Let's assume we have a taffy making machine based on a puller mechanism. Above: The action of the taffy puller patented by Richards (1905) and shown in Thiffeault's study

We find candy softness depends on the 2 candy-making variables the following way:

Y = 0.6 X1 + 1.4 X2

### Statistics

We find the rotating paddle speed (X2) oscillates exactly 10 speed units above and below its X2 input. We also notice there is human error in the amount of salt added (X1); we find that the amount of salt added follows a Gaussian distribution centered at the X1 input and with a standard deviation of 3 units.
This information can be used to set the dispersion metrics of our candy-making variables. If we decide our input for X1 to be 18 salt mass units and the input for X2 to be 10 speed units, the distribution statistics for these variables will be:

amount of salt (X1):
mean = 18; standard dev. = 3     <-- Gaussian (normal) distribution
rotating paddle speed (X2):
range = [40 - 10, 40 + 10]             <-- uniform distribution

### Monte Carlo algorithm

With this information we can estimate the statistical distribution of our output (candy softness) for any input value with the following sMC algorithm:

1. A sample from X1's distribution is randomly chosen (first uppermost figure below)
2. A sample from X2's distribution is randomly chosen (second uppermost figure below)
3. These two samples are operated with the function for Y above
4. 1-3 is repeated N times to form a distribution for Y (third uppermost figure below)

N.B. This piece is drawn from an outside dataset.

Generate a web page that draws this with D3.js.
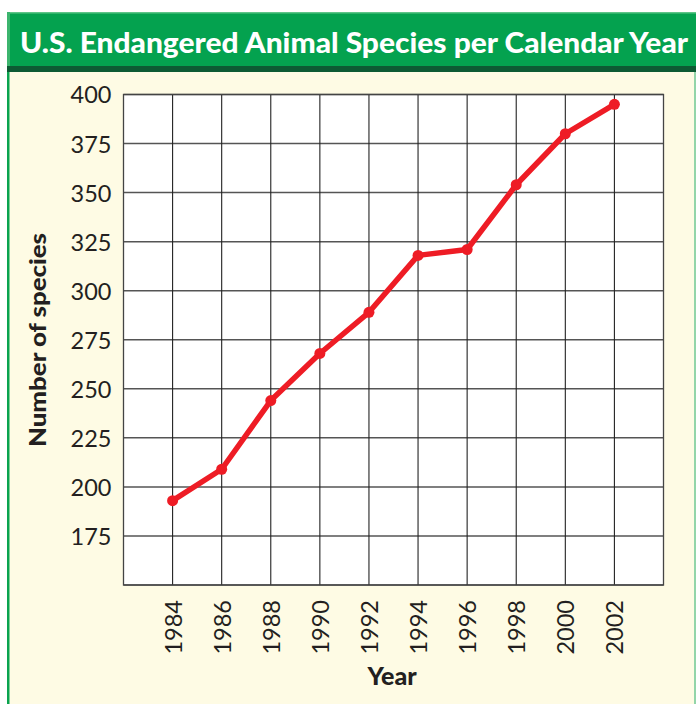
<!DOCTYPE html>
<html><head><meta charset="utf-8">
<script src="https://cdn.jsdelivr.net/npm/d3@7"></script>
<style>html,body{margin:0;padding:0;background:#fff;}svg{display:block;}</style>
</head><body>
<script>
const years = [1984, 1986, 1988, 1990, 1992, 1994, 1996, 1998, 2000, 2002];
const species = [193, 209, 244, 268, 289, 318, 321, 354, 380, 395];
const yTicks = [175, 200, 225, 250, 275, 300, 325, 350, 375, 400];
const yGrid = [150, 175, 200, 225, 250, 275, 300, 325, 350, 375, 400];
const title = "U.S. Endangered Animal Species per Calendar Year";
const xTitle = "Year";
const yTitle = "Number of species";

(function () {
const W = 696, H = 704;
const svg = d3.select("body").append("svg").attr("width", W).attr("height", H);

// frame
svg.append("rect").attr("x", 7).attr("y", 12).attr("width", W - 7).attr("height", H - 12).attr("fill", "#fefbe4");
svg.append("rect").attr("x", 7).attr("y", 12).attr("width", 2.5).attr("height", H - 12).attr("fill", "#0aa34f");
svg.append("rect").attr("x", 694).attr("y", 12).attr("width", 2).attr("height", H - 12).attr("fill", "#93d5a9");
// title bar
svg.append("rect").attr("x", 7).attr("y", 12).attr("width", W - 7).attr("height", 55).attr("fill", "#04a24f");
svg.append("rect").attr("x", 7).attr("y", 12).attr("width", W - 7).attr("height", 1.5).attr("fill", "#5ec588");
svg.append("rect").attr("x", 7).attr("y", 12).attr("width", 3).attr("height", 55).attr("fill", "#3cb56e");
svg.append("rect").attr("x", 7).attr("y", 66).attr("width", W - 7).attr("height", 6).attr("fill", "#0d5a33");
svg.append("text").attr("x", 20).attr("y", 53)
  .attr("font-family", "Lato").attr("font-weight", 900).attr("font-size", 29)
  .attr("fill", "#fff").attr("textLength", 668).attr("lengthAdjust", "spacingAndGlyphs")
  .text(title);

const pL = 123.5, pR = 663.5, pT = 94.5, pB = 585;
const x = d3.scaleLinear().domain([1982, 2004]).range([pL, pR]);
const y = d3.scaleLinear().domain([150, 400]).range([pB, pT]);

const g = svg.append("g");
g.append("rect").attr("x", pL).attr("y", pT).attr("width", pR - pL).attr("height", pB - pT).attr("fill", "#fff");

// horizontal grid
g.selectAll("line.h").data(yGrid).join("line").attr("class", "h")
  .attr("x1", pL).attr("x2", pR).attr("y1", d => y(d)).attr("y2", d => y(d))
  .attr("stroke", "#555").attr("stroke-width", 1.5);
// vertical grid
g.selectAll("line.v").data(years).join("line").attr("class", "v")
  .attr("x1", d => x(d)).attr("x2", d => x(d)).attr("y1", pT).attr("y2", pB)
  .attr("stroke", "#222").attr("stroke-width", 1.1);
g.append("rect").attr("x", pL).attr("y", pT).attr("width", pR - pL).attr("height", pB - pT)
  .attr("fill", "none").attr("stroke", "#444").attr("stroke-width", 1.3);

// y axis labels
const yAxis = d3.axisLeft(y).tickValues(yTicks).tickSize(0).tickPadding(12);
const ya = svg.append("g").attr("transform", `translate(${pL},0)`).call(yAxis);
ya.select(".domain").remove();
ya.selectAll("text").attr("font-family", "Lato").attr("font-size", 23.5).attr("fill", "#231f20")
  .attr("dy", "0.36em");

// x axis labels (rotated)
const xAxis = d3.axisBottom(x).tickValues(years).tickSize(0).tickFormat(d3.format("d"));
const xa = svg.append("g").attr("transform", `translate(0,${pB})`).call(xAxis);
xa.select(".domain").remove();
xa.selectAll("text").attr("font-family", "Lato").attr("font-size", 23.5).attr("fill", "#231f20")
  .attr("transform", "rotate(-90)").attr("text-anchor", "end")
  .attr("x", -15).attr("y", 0).attr("dy", "0.36em");

// axis titles
svg.append("text").attr("x", 392).attr("y", 685).attr("text-anchor", "middle")
  .attr("font-family", "Lato").attr("font-weight", 900).attr("font-size", 25).attr("fill", "#231f20")
  .text(xTitle);
svg.append("text").attr("transform", "translate(46,340) rotate(-90)").attr("text-anchor", "middle")
  .attr("font-family", "Lato").attr("font-weight", 900).attr("font-size", 23).attr("fill", "#231f20")
  .attr("textLength", 214).attr("lengthAdjust", "spacingAndGlyphs")
  .text(yTitle);

// line
const data = years.map((yr, i) => ({yr, v: species[i]}));
svg.append("path").datum(data)
  .attr("d", d3.line().x(d => x(d.yr)).y(d => y(d.v)))
  .attr("fill", "none").attr("stroke", "#ee1c25").attr("stroke-width", 5.5).attr("stroke-linejoin", "round");
svg.selectAll("circle.pt").data(data).join("circle").attr("class", "pt")
  .attr("cx", d => x(d.yr)).attr("cy", d => y(d.v)).attr("r", 5.5).attr("fill", "#ee1c25");
})();
</script>
</body></html>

Let's also assume our customer needs the candy to have softness ratings Y between 55 and 75. We can place these requirements in our histogram for softness as dashed red lines.  ### Making the process Six-Sigma

You may have noticed from the figures above that with the current conditions of the process variables we had a decent amount of taffy candy which DID NOT meet our customer's specifications on candy softness, as a decent amount fell beyond the dashed red bars. For a company this would translate in wasted money. Moreover, our design also did not meet Six Sigma requirements, which means 99.97% of the candy softness population [or such within 3 standard deviations from the mean in both directions] should be within the range of customer requirements.

Through an optimization procedure which would make this post too verbose, we find that our machine's rotating paddles must be replaced with paddles which oscillate less than 2.5 speed units from 40 i.e. with a range of [37.5,42.5] . We thus make the modification of variable X2 and run the sMC simulations once again:  The candy softness distribution now meets our customer specifications.

This is perhaps the simplest class falling under the umbrella of Monte Carlo methods. You may do some additional exploration on your own as these methods can be quite interesting and have a wide array of applications spanning beyond science and industry.